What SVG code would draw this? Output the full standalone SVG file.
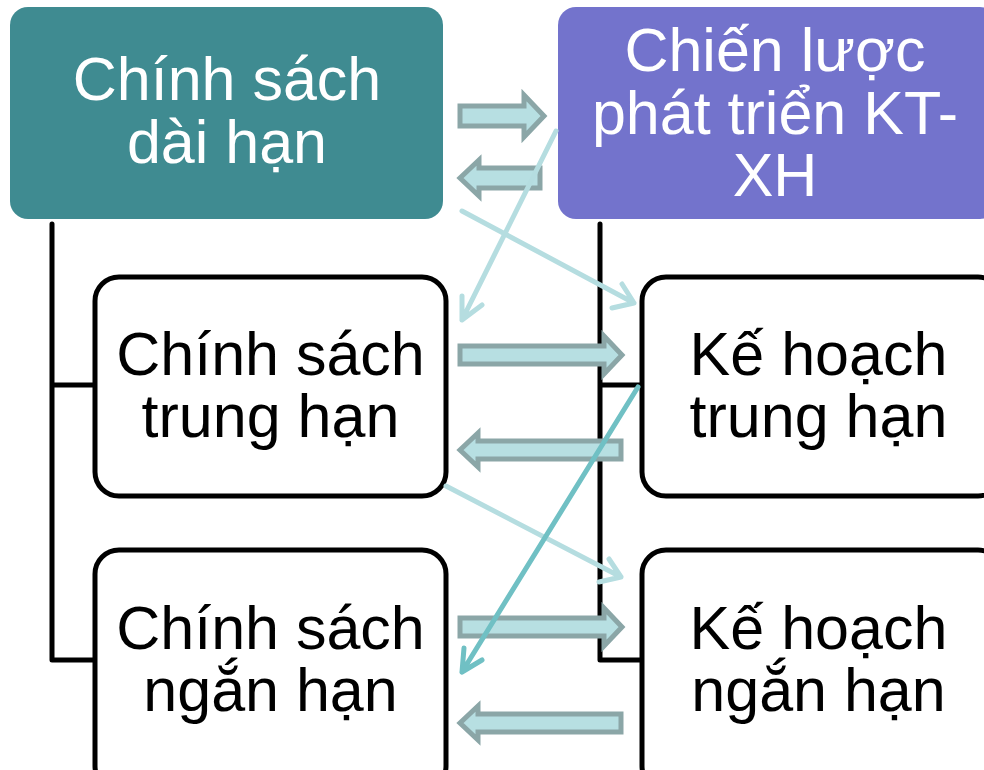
<svg xmlns="http://www.w3.org/2000/svg" width="984" height="770" viewBox="0 0 984 770">
<defs>
<style>
.t{font-family:"Liberation Sans",Arial,sans-serif;font-size:61px;text-anchor:middle}
.w{fill:#ffffff}
.k{fill:#000000}
.box{fill:#ffffff;stroke:#000000;stroke-width:5}
.tree{fill:none;stroke:#000000;stroke-width:5;stroke-linecap:round;stroke-linejoin:round}
.blk{fill:#b7dfe2;stroke:#8ba6a7;stroke-width:5;stroke-linejoin:miter}
.ln{fill:none;stroke:#b5dde0;stroke-width:5;stroke-linecap:round;stroke-linejoin:round}
.ln2{fill:none;stroke:#70c0c4;stroke-width:5;stroke-linecap:round;stroke-linejoin:round}
</style>
</defs>
<g id="connectors">
<path class="tree" d="M52,224 V660 H95 M52,385 H95"/>
<path class="tree" d="M600,224 V660 H642 M600,385 H642"/>
</g>
<g id="n-chinh-sach-dai-han">
<rect x="10" y="7" width="433" height="212" rx="18" fill="#3f8b91"/>
<text class="t w" x="227" y="100">Chính sách</text>
<text class="t w" x="227" y="163">dài hạn</text>
</g>
<g id="n-chien-luoc">
<rect x="558" y="7" width="440" height="212" rx="18" fill="#7373cc"/>
<text class="t w" x="775" y="71">Chiến lược</text>
<text class="t w" x="775" y="134">phát triển KT-</text>
<text class="t w" x="775" y="196">XH</text>
</g>
<g id="n-chinh-sach-trung-han">
<rect class="box" x="95" y="277" width="351" height="219" rx="24"/>
<text class="t k" x="270.5" y="375">Chính sách</text>
<text class="t k" x="270.5" y="437">trung hạn</text>
</g>
<g id="n-chinh-sach-ngan-han">
<rect class="box" x="95" y="550" width="351" height="240" rx="24"/>
<text class="t k" x="270.5" y="649">Chính sách</text>
<text class="t k" x="270.5" y="711">ngắn hạn</text>
</g>
<g id="n-ke-hoach-trung-han">
<rect class="box" x="642" y="277" width="360" height="219" rx="24"/>
<text class="t k" x="818.5" y="375">Kế hoạch</text>
<text class="t k" x="818.5" y="437">trung hạn</text>
</g>
<g id="n-ke-hoach-ngan-han">
<rect class="box" x="642" y="550" width="360" height="240" rx="24"/>
<text class="t k" x="818.5" y="649">Kế hoạch</text>
<text class="t k" x="818.5" y="711">ngắn hạn</text>
</g>
<g id="block-arrows">
<path class="blk" d="M460,106 H524 V95 L544,116 L524,137 V126 H460 Z"/>
<path class="blk" d="M540,168 H479 V160 L460,178 L479,196 V188 H540 Z"/>
<path class="blk" d="M460,346 H604 V336 L622,355 L604,374 V364 H460 Z"/>
<path class="blk" d="M621,441 H478 V433 L460,450 L478,467 V459 H621 Z"/>
<path class="blk" d="M460,618 H604 V608 L622,627 L604,646 V636 H460 Z"/>
<path class="blk" d="M621,714 H478 V706 L460,723 L478,740 V732 H621 Z"/>
</g>
<g id="line-arrows">
<path class="ln" d="M556,131 L462,320 M462,296 L462,320 L482,305"/>
<path class="ln" d="M462,211 L634,303 M612,308 L634,303 L622,284"/>
<path class="ln" d="M446,486 L621,577 M599,582 L621,577 L609,559"/>
<path class="ln2" d="M638,387 L462,672 M464,648 L462,672 L482,660"/>
</g>
</svg>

- [Task instructions]:
Every line above should be repeated exactly; pictures stay out of the copy.

- [Exercise solution]:
What SVG code would draw this? Output the full standalone SVG file.
<svg xmlns="http://www.w3.org/2000/svg" width="984" height="770" viewBox="0 0 984 770">
<defs>
<style>
.t{font-family:"Liberation Sans",Arial,sans-serif;font-size:61px;text-anchor:middle}
.w{fill:#ffffff}
.k{fill:#000000}
.box{fill:#ffffff;stroke:#000000;stroke-width:5}
.tree{fill:none;stroke:#000000;stroke-width:5;stroke-linecap:round;stroke-linejoin:round}
.blk{fill:#b7dfe2;stroke:#8ba6a7;stroke-width:5;stroke-linejoin:miter}
.ln{fill:none;stroke:#b5dde0;stroke-width:5;stroke-linecap:round;stroke-linejoin:round}
.ln2{fill:none;stroke:#70c0c4;stroke-width:5;stroke-linecap:round;stroke-linejoin:round}
</style>
</defs>
<g id="connectors">
<path class="tree" d="M52,224 V660 H95 M52,385 H95"/>
<path class="tree" d="M600,224 V660 H642 M600,385 H642"/>
</g>
<g id="n-chinh-sach-dai-han">
<rect x="10" y="7" width="433" height="212" rx="18" fill="#3f8b91"/>
<text class="t w" x="227" y="100">Chính sách</text>
<text class="t w" x="227" y="163">dài hạn</text>
</g>
<g id="n-chien-luoc">
<rect x="558" y="7" width="440" height="212" rx="18" fill="#7373cc"/>
<text class="t w" x="775" y="71">Chiến lược</text>
<text class="t w" x="775" y="134">phát triển KT-</text>
<text class="t w" x="775" y="196">XH</text>
</g>
<g id="n-chinh-sach-trung-han">
<rect class="box" x="95" y="277" width="351" height="219" rx="24"/>
<text class="t k" x="270.5" y="375">Chính sách</text>
<text class="t k" x="270.5" y="437">trung hạn</text>
</g>
<g id="n-chinh-sach-ngan-han">
<rect class="box" x="95" y="550" width="351" height="240" rx="24"/>
<text class="t k" x="270.5" y="649">Chính sách</text>
<text class="t k" x="270.5" y="711">ngắn hạn</text>
</g>
<g id="n-ke-hoach-trung-han">
<rect class="box" x="642" y="277" width="360" height="219" rx="24"/>
<text class="t k" x="818.5" y="375">Kế hoạch</text>
<text class="t k" x="818.5" y="437">trung hạn</text>
</g>
<g id="n-ke-hoach-ngan-han">
<rect class="box" x="642" y="550" width="360" height="240" rx="24"/>
<text class="t k" x="818.5" y="649">Kế hoạch</text>
<text class="t k" x="818.5" y="711">ngắn hạn</text>
</g>
<g id="block-arrows">
<path class="blk" d="M460,106 H524 V95 L544,116 L524,137 V126 H460 Z"/>
<path class="blk" d="M540,168 H479 V160 L460,178 L479,196 V188 H540 Z"/>
<path class="blk" d="M460,346 H604 V336 L622,355 L604,374 V364 H460 Z"/>
<path class="blk" d="M621,441 H478 V433 L460,450 L478,467 V459 H621 Z"/>
<path class="blk" d="M460,618 H604 V608 L622,627 L604,646 V636 H460 Z"/>
<path class="blk" d="M621,714 H478 V706 L460,723 L478,740 V732 H621 Z"/>
</g>
<g id="line-arrows">
<path class="ln" d="M556,131 L462,320 M462,296 L462,320 L482,305"/>
<path class="ln" d="M462,211 L634,303 M612,308 L634,303 L622,284"/>
<path class="ln" d="M446,486 L621,577 M599,582 L621,577 L609,559"/>
<path class="ln2" d="M638,387 L462,672 M464,648 L462,672 L482,660"/>
</g>
</svg>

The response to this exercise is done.